I did not, however, think that the first education bill under President Agent Orange would be this insidious.

First introduced in late January by Republican Rep. Steve King of Iowa, House Bill 610, tentatively titled “Choices in Education Act of 2017,” comes straight out of a Ronald Reagan dream world. In short, it effectively begins the process of defunding public schools completely.

To start, the bill repeals the Elementary and Secondary Education Act of 1965, the most far-reaching education act ever passed by Congress. ESEA funds primary and secondary schools and emphasizes equal access and opportunity among historically underrepresented and disadvantaged groups such as racial minorities and children with disabilities, among others.

The bill would also repeal a specific rule that establishes certain nutritional requirements for school breakfast and lunch. This ignores the simple fact that hungry kids cannot learn. Taking basic nutritional requirements out of school breakfast and lunch does little for their overall well-being, much less to create a better school environment.

If the two previous sections of this bill weren’t bad enough, part three is even worse. The bill would create a school voucher program that would allow parents to take public school funds to provide private school tuition to their students. Under the bill, parents would also have the choice to use the voucher to provide homeschooling.

The bill would limit the authority of the Department of Education to distribute grants to state governments. Under HR 610, the DOE would only be authorized to distribute grants to qualifying states. These states would have to agree to all terms of the voucher system to qualify.

To be blunt, I am sickened by the thought of this bill passing. Let me be clear: I have no problem with private or parochial schools, nor do I have an issue with homeschooling. 

I am, however, wholeheartedly against the idea that it is okay to strip funding from already struggling public schools to give students and parents “choice” in where they attend school.

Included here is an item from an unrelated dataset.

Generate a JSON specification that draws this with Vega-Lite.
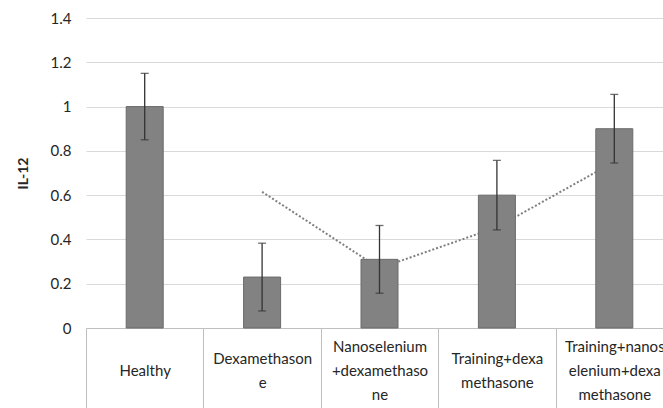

The idea of school choice, especially as it relates to driving competition, made no sense whatsoever. The idea that taking money from public schools will somehow make them better or push them to become better as a means of retaining students is not only implausible but simply a stupid assertion to make.

Neither our public schools nor our students can compete academically with other global leaders if we take away basic necessities like nutritional lunches and proper funding. Until we as a nation realize that, we will continue the downward spiral we have been in for decades.